I grew up on a small farm in South Australia, spent a year at high school in France, and recall once asking a highschool careers counsellor which form to complete if what I was going to do later in life did not yet exist. That was in the late-1990s, before the medical anthropology program in Oxford had commenced.
My family instilled in me things that remain my core values: integrity, collaboration, hard work, and having fun. These, along with a deep commitment to human wellbeing, are infused throughout all of my work.
I studied medical sciences, majoring in nutrition, neuroscience, anatomy, and physiology. I taught nurses and worked in a chemistry R&D lab. I completed my Honours research in functional anatomy and I thought more study wasn’t for me, so I looked for a job.
I worked in the SA Department of Health and in international development consulting. I managed projects including a scoping mission on human rights in Iraq, a working visit on fiscal reform in China, and was on the program design team for Australia’s assistance to Nauru. I learned that science by itself often fails communities. A mentor and former supervisor, Professor Maciej Henneberg, encouraged me to consider anthropology and put me in touch with his friend, Stanley Ulijaszek.
After several years of patiently and collaboratively refining applications, I was floored to receive a Clarendon Award to participate in the MPhil program in medical anthropology at SAME. I was almost prepared for the amount of hard work the degree contained, but I was totally unprepared for just how much it would unravel everything I ever thought I knew about the world. It dismantled my entire world view, and anthropology often still does for me. I’ve been exploring incredible new horizons ever since.
I was privileged to be able to stay on in Oxford for my DPhil, thanks to the support of my supervisor, Stanley Ulijaszek, and the General Sir John Monash Foundation in Australia. I studied and taught medical anthropology, the human sciences, and rowing in Oxford – I developed a passion for all three. I also did some consulting and facilitation work with companies in the UK and France: I designed and delivered programs for young offenders and young achievers, I represented Australia in developing the youth response to the draft SDGs, I planned and managed a lot of academic conferences, and facilitated a thinktank to design a new EU-Pacific research framework on NCDs. Through all this I learned something: anthropology has the potential to change lives for the better, but could do much more to have tangible influence.

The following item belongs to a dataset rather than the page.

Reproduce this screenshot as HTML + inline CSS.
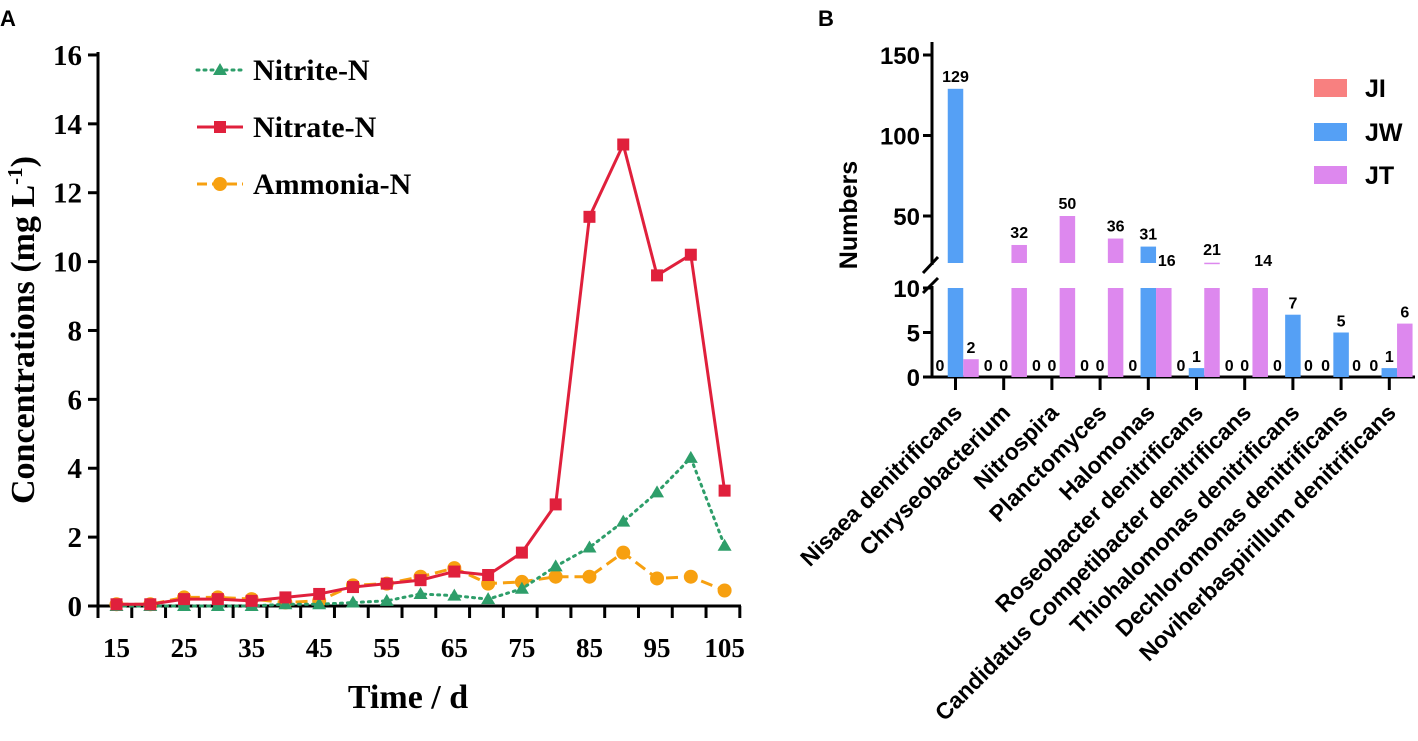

I would be lying to say that the period of post-thesis consolidation was easy. I’ve never had my hopes up for so many exciting opportunities, or experienced so many rejections. I’ve also never experienced such strong support from a few important friends and mentors – and I remain very grateful for this. A short internship opportunity arose at the Australian Government Department of the Prime Minister and Cabinet, and this turned into over two years of service in team that delivered advice on some of the nation’s most complex policy challenges. I worked for the Project Office, on projects including gender violence, innovation, cyber security, health, cities and migration. I was surprised how consistently ‘culture’ came up as a ‘problem’ in all of these, and how inadequately it was addressed or considered.
During my time at PM&C I also met some people who were making great headway in thinking about culture and society in policy design. In 2017, I moved to work with ThinkPlace Global to learn more about their award-winning approaches to complex system design. I developed new facilitation methods and approaches alongside a diverse, driven team. Design is action-oriented, and I learned some great new ways to accelerate social research into ground-breaking action.

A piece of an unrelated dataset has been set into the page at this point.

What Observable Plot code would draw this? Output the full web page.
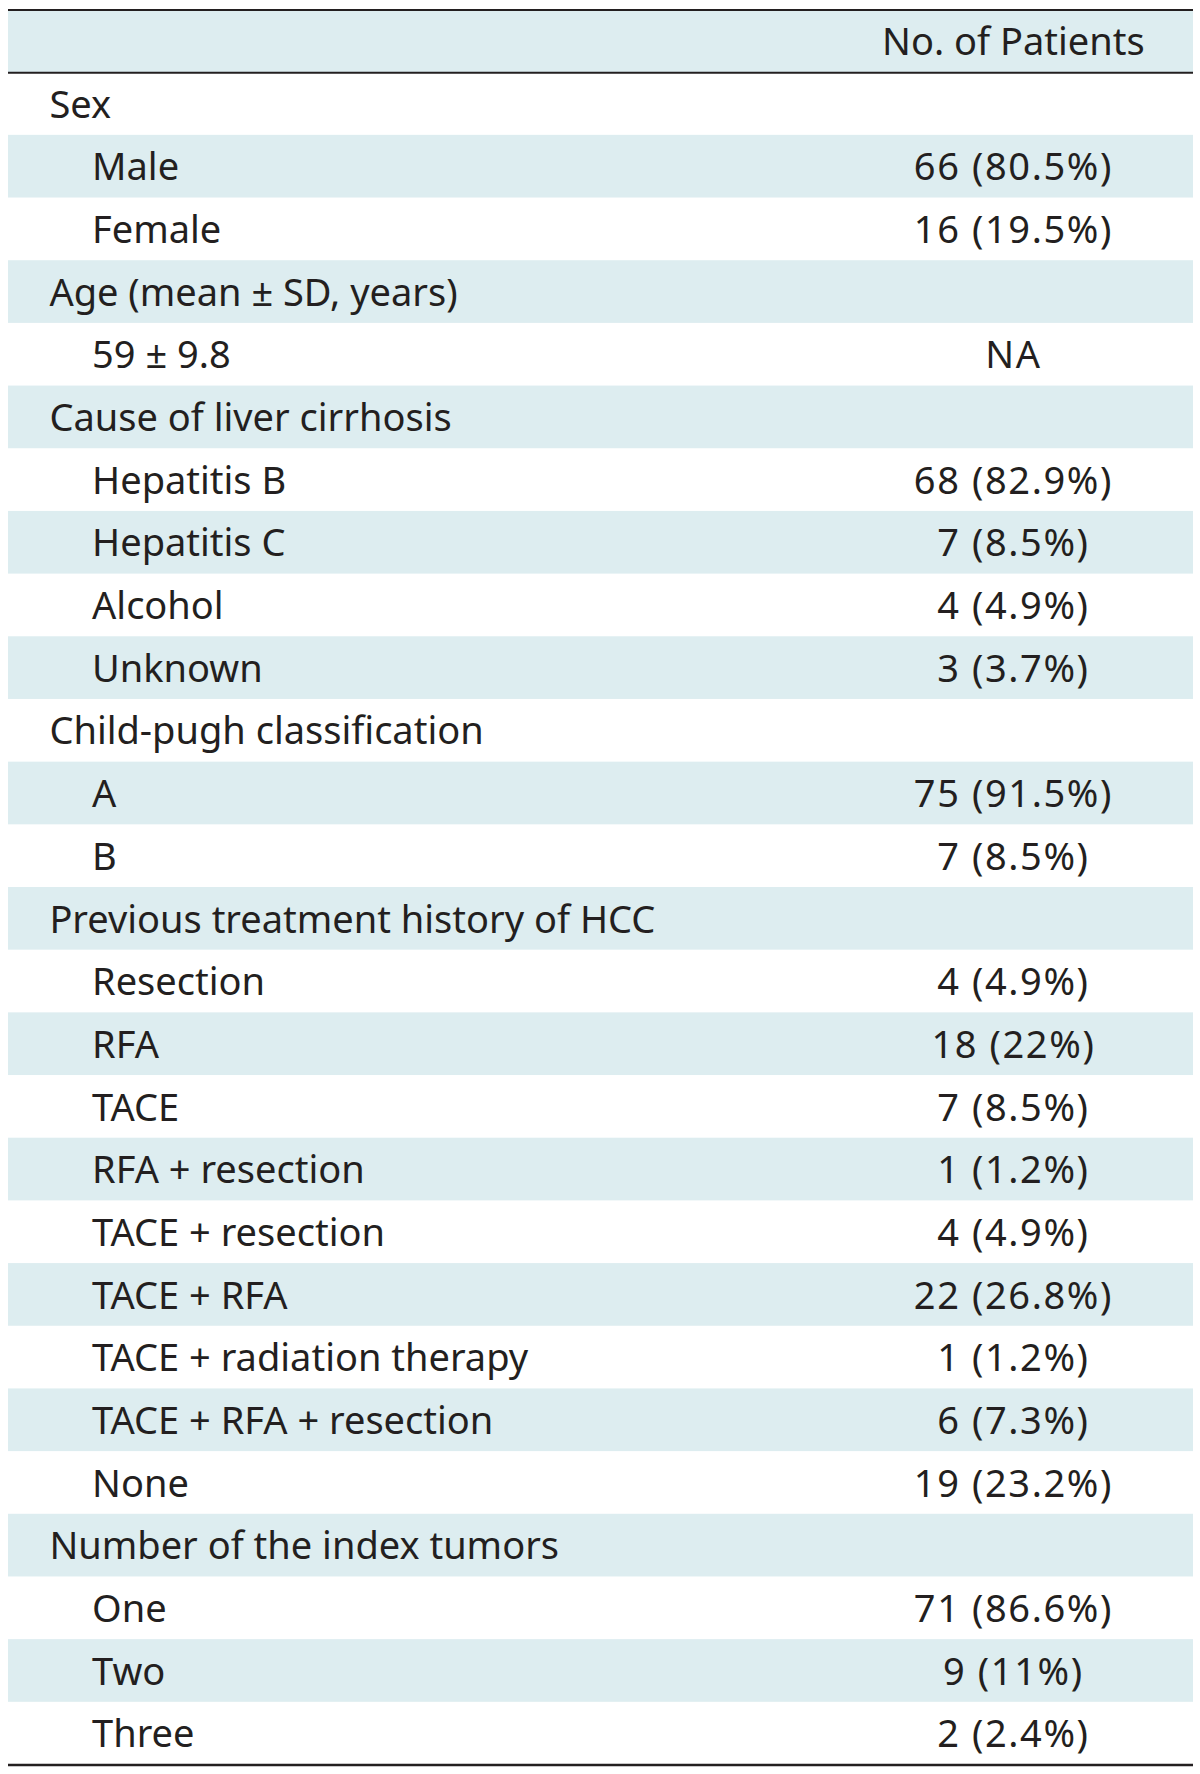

In late 2017, a friend introduced me to Genevieve Bell, an anthropologist who had just returned to Australia to build a new applied science to manage digital technology, artificial intelligence, and cyber-physical systems, and their impact on humanity. If we are to build a world that promotes human wellbeing in all its forms, this matters: the future is already being built all around us, but very few people are involved in designing and building it.
In April 2018, I became a Research Fellow at the Australian National University’s 3A Institute, where I'm working with a small cross-disciplinary team in the College of Engineering and Computer Sciences. I’m excited by the 3A Institute’s mission to bring in perspectives, experiences, and voices that so far have not been a part of the conversation.

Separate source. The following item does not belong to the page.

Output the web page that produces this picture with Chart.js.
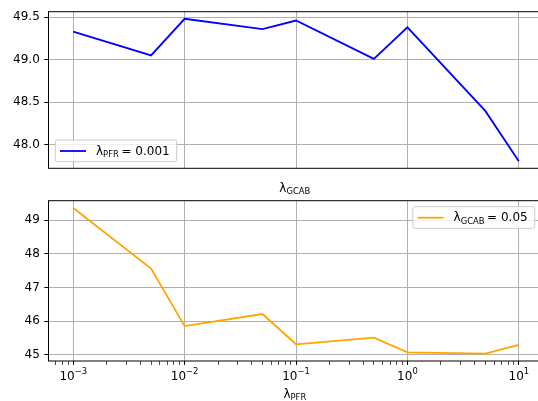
<!DOCTYPE html>
<html>
<head>
<meta charset="utf-8">
<script src="https://cdn.jsdelivr.net/npm/chart.js@4.4.1/dist/chart.umd.min.js"></script>
<style>
html, body { margin: 0; padding: 0; background: #fff; overflow: hidden; }
#marco { position: relative; width: 538px; height: 401px; overflow: hidden; }
canvas { position: absolute; left: 0; top: 0; }
</style>
</head>
<body>
<div id="marco">
  <canvas id="graficaArriba" width="545" height="401"></canvas>
  <canvas id="graficaAbajo" width="545" height="401"></canvas>
</div>
<script>
// Datos
const lambdas = [0.001, 0.005, 0.01, 0.05, 0.1, 0.5, 1, 5, 10];
const valoresArriba = [49.33, 49.05, 49.48, 49.36, 49.46, 49.01, 49.38, 48.40, 47.81]; // λPFR = 0.001
const valoresAbajo = [49.36, 47.56, 45.85, 46.21, 45.31, 45.51, 45.07, 45.03, 45.29]; // λGCAB = 0.05
const xDecadas = [0.001, 0.01, 0.1, 1, 10];
const xExponentes = ['−3', '−2', '−1', '0', '1'];
const yTicksArriba = [48.0, 48.5, 49.0, 49.5];
const yTicksAbajo = [45, 46, 47, 48, 49];

const FUENTE = '"DejaVu Sans", sans-serif';
const TAM = 12;
const TAM_SUB = 8.4;
const X_MIN = Math.pow(10, -3.2);
const X_MAX = Math.pow(10, 1.2);

// Márgenes de 5% como matplotlib
function rango(valores) {
    const min = Math.min(...valores), max = Math.max(...valores);
    const m = (max - min) * 0.05;
    return { min: min - m, max: max + m };
}

// Ticks del eje logarítmico (mayores en cada década y menores 2..9)
function ticksLog(conMenores) {
    const ticks = [];
    for (let d = -4; d <= 1; d++) {
        for (let k = 1; k <= 9; k++) {
            if (k > 1 && !conMenores) continue;
            const v = k * Math.pow(10, d);
            if (v >= X_MIN && v <= X_MAX) ticks.push({ value: v, mayor: k === 1 });
        }
    }
    return ticks;
}

// Texto con subíndices / superíndices
function anchoTexto(ctx, partes) {
    let w = 0;
    partes.forEach(p => {
        ctx.font = p.size + 'px ' + FUENTE;
        w += ctx.measureText(p.t).width;
    });
    return w;
}
function dibujarTexto(ctx, partes, x, y) {
    ctx.fillStyle = '#000';
    ctx.textAlign = 'left';
    ctx.textBaseline = 'alphabetic';
    partes.forEach(p => {
        ctx.font = p.size + 'px ' + FUENTE;
        ctx.fillText(p.t, x, y + (p.dy || 0));
        x += ctx.measureText(p.t).width;
    });
}

// Plugin: marco, etiquetas 10^n, etiqueta del eje con subíndice y leyenda
const extras = {
    id: 'extras',
    afterDraw(chart, args, opts) {
        const ctx = chart.ctx;
        const a = chart.chartArea;
        ctx.save();
        ctx.strokeStyle = '#000';
        ctx.lineWidth = 1;
        ctx.strokeRect(a.left, a.top, a.right - a.left, a.bottom - a.top);

        if (opts.ticksX) {
            const escala = chart.scales.x;
            xDecadas.forEach((d, i) => {
                const partes = [{ t: '10', size: TAM }, { t: xExponentes[i], size: TAM_SUB, dy: -5.5 }];
                const w = anchoTexto(ctx, partes);
                dibujarTexto(ctx, partes, escala.getPixelForValue(d) - w / 2, a.bottom + 18.5);
            });
        }

        if (opts.etiqueta) {
            const w = anchoTexto(ctx, opts.etiqueta);
            dibujarTexto(ctx, opts.etiqueta, (a.left + a.right) / 2 - w / 2, a.bottom + opts.etiquetaDy);
        }

        if (opts.leyenda) {
            const wTexto = anchoTexto(ctx, opts.leyenda);
            const ancho = 4.7 + 26 + 10 + wTexto + 7;
            const alto = 21.7;
            let x, y;
            if (opts.posicion === 'abajo-izq') {
                x = a.left + 6.8;
                y = a.bottom - 6.6 - alto;
            } else {
                x = a.right - 6.4 - ancho;
                y = a.top + 6;
            }
            ctx.beginPath();
            ctx.roundRect(x, y, ancho, alto, 2);
            ctx.fillStyle = 'rgba(255,255,255,0.8)';
            ctx.fill();
            ctx.strokeStyle = '#cccccc';
            ctx.lineWidth = 1;
            ctx.stroke();

            ctx.beginPath();
            ctx.moveTo(x + 4.7, y + 11);
            ctx.lineTo(x + 30.7, y + 11);
            ctx.strokeStyle = opts.color;
            ctx.lineWidth = 1.8;
            ctx.stroke();

            dibujarTexto(ctx, opts.leyenda, x + 40.7, y + 14.5);
        }
        ctx.restore();
    }
};

function crearGrafica(id, valores, color, yTicks, decimales, esAbajo, extrasOpts) {
    const r = rango(valores);
    const ctx = document.getElementById(id).getContext('2d');
    return new Chart(ctx, {
        type: 'line',
        data: {
            datasets: [{
                data: lambdas.map((l, i) => ({ x: l, y: valores[i] })),
                borderColor: color,
                borderWidth: 1.8,
                pointRadius: 0,
                tension: 0,
                fill: false
            }]
        },
        options: {
            responsive: false,
            animation: false,
            devicePixelRatio: 1,
            layout: { padding: { top: esAbajo ? 200.7 : 7.7, right: 3.9, left: 0, bottom: 0 } },
            plugins: {
                legend: { display: false },
                tooltip: { enabled: false },
                extras: extrasOpts
            },
            scales: {
                x: {
                    type: 'logarithmic',
                    min: X_MIN,
                    max: X_MAX,
                    afterBuildTicks: s => { s.ticks = ticksLog(esAbajo); },
                    afterFit: s => { s.height = esAbajo ? 40 : 401 - 168.3; },
                    border: { display: false },
                    grid: {
                        color: c => (c.tick && c.tick.mayor) ? '#b0b0b0' : 'rgba(0,0,0,0)',
                        lineWidth: 1,
                        drawTicks: esAbajo,
                        tickLength: c => 4,
                        tickColor: '#000',
                        tickWidth: c => (c.tick && c.tick.mayor) ? 1 : 0.7
                    },
                    ticks: { display: false, autoSkip: false }
                },
                y: {
                    type: 'linear',
                    min: r.min,
                    max: r.max,
                    afterBuildTicks: s => { s.ticks = yTicks.map(v => ({ value: v })); },
                    afterFit: s => { s.width = 48.5; },
                    border: { display: false },
                    grid: {
                        color: '#b0b0b0',
                        lineWidth: 1,
                        tickLength: 4.2,
                        tickColor: '#000',
                        tickWidth: 1
                    },
                    ticks: {
                        padding: 4.5,
                        color: '#000',
                        font: { family: FUENTE, size: TAM },
                        callback: v => v.toFixed(decimales)
                    }
                }
            }
        },
        plugins: [extras]
    });
}

crearGrafica('graficaArriba', valoresArriba, '#0000ff', yTicksArriba, 1, false, {
    color: '#0000ff',
    posicion: 'abajo-izq',
    leyenda: [{ t: 'λ', size: TAM }, { t: 'PFR', size: TAM_SUB, dy: 2.3 }, { t: ' ', size: TAM_SUB }, { t: '= 0.001', size: TAM }],
    etiqueta: [{ t: 'λ', size: TAM }, { t: 'GCAB', size: TAM_SUB, dy: 2.3 }],
    etiquetaDy: 23.4
});

crearGrafica('graficaAbajo', valoresAbajo, '#ffa500', yTicksAbajo, 0, true, {
    color: '#ffa500',
    posicion: 'arriba-der',
    ticksX: true,
    leyenda: [{ t: 'λ', size: TAM }, { t: 'GCAB', size: TAM_SUB, dy: 2.3 }, { t: ' ', size: TAM_SUB }, { t: '= 0.05', size: TAM }],
    etiqueta: [{ t: 'λ', size: TAM }, { t: 'PFR', size: TAM_SUB, dy: 2.3 }],
    etiquetaDy: 37
});
</script>
</body>
</html>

I’m still a Research Associate with the University of Oxford’s School of Anthropology, and I continue to enjoy research collaborations with colleagues in Oxford, Edinburgh, Copenhagen, Yale-NUS (Singapore), and Arizona State Universities. I’m still publishing work from my doctoral studies, in areas including health policy, nutritional anthropology and food in the Pacific. I’m also developing new research, teaching, and collaborations in line with the 3A Institute’s mission – and I hope Oxford will be a part of this!